This & That

Story published: 09-04-2013 • Print ArticleE-mail Story to a Friend

A number of Johnson Countians headed west and settled in Oregon

By Jack Swift

More than a few days ago, I was pleasantly surprised with a visit from Richard Walsh. He has a good grasp of local history and it is always great to talk with him since Johnson County history is one of the subjects that I love to write about. He loaned me a book entitled, History of Wheeler County Oregon.

The book is a coffee table size book not quite as thick as either of the two Johnson County History books published by the Johnson County Historical Society (one in 1986 and the other in 2000). It is also a little less in length and width than the History of Johnson County books.

The History of Wheeler County Oregon has an interesting description of the county, its borders and the lay of the land. It is interesting to note that Wheeler County was made up of portions of Gilliam, Crook, and Grant counties. It was created on February 17, 1899. The book is very nice and one that Wheeler County citizens can be justly proud.

In the book there are family histories as well as information on churches, businesses, and organizations. The family histories are of interest due to the fact that a number of Johnson County folks pulled up stakes so to speak and headed west before and after the 1900s. Some went west I believe in the early to mid 1900s. And several of them ended up in Wheeler County.

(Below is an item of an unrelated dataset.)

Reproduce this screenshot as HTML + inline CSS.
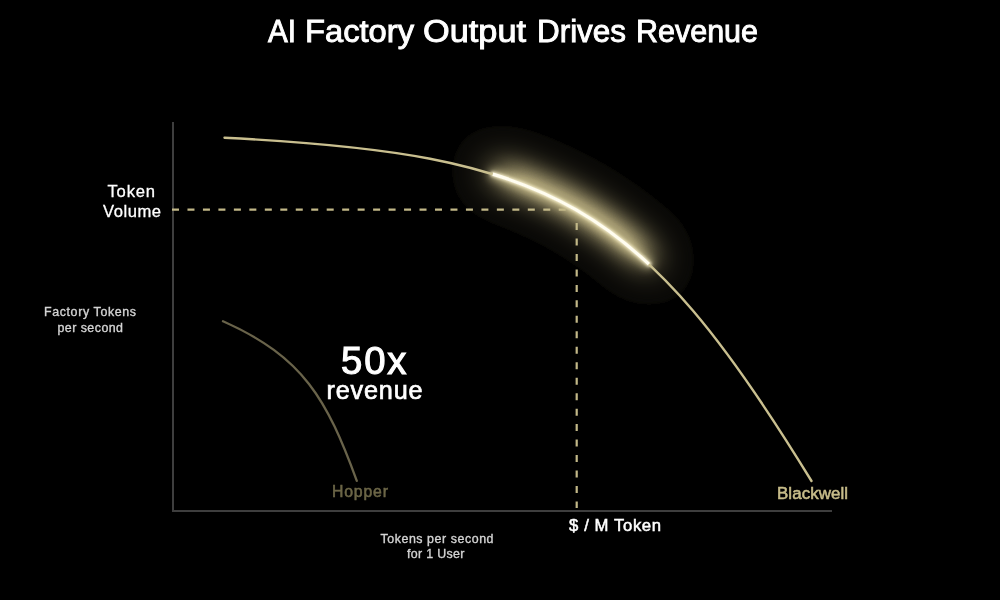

Some of the last names of folks who settled in Wheeler County according to the book are: Barry, Asher, Blevins, Butler, Cole, Barnett, Donnelly, Fritts, Grindstaff, Howard, Jenkins Jordan, Keyes, Osborn, Shoun, Payne, Potter, Thomas, Wills, Wilson, and Younce. These are names that for the most part even now are well-known names in and around Johnson County.

Those who traveled the long distance from Johnson County to Oregon, through hard work and perseverance carved out their lives in what was then rugged country. Why did they make the arduous journey? Perhaps it was their adventurous spirit or maybe it was for them a way to become more prosperous and have a better life.

Newspaper publisher Horace Greeley is often credited with the phrase, “Go west young man, go west.” Although the phrase didn’t originate with him, it is said that he was instrumental in popularizing the phrase. Anyway, some of the people of Johnson County did just that. They went west.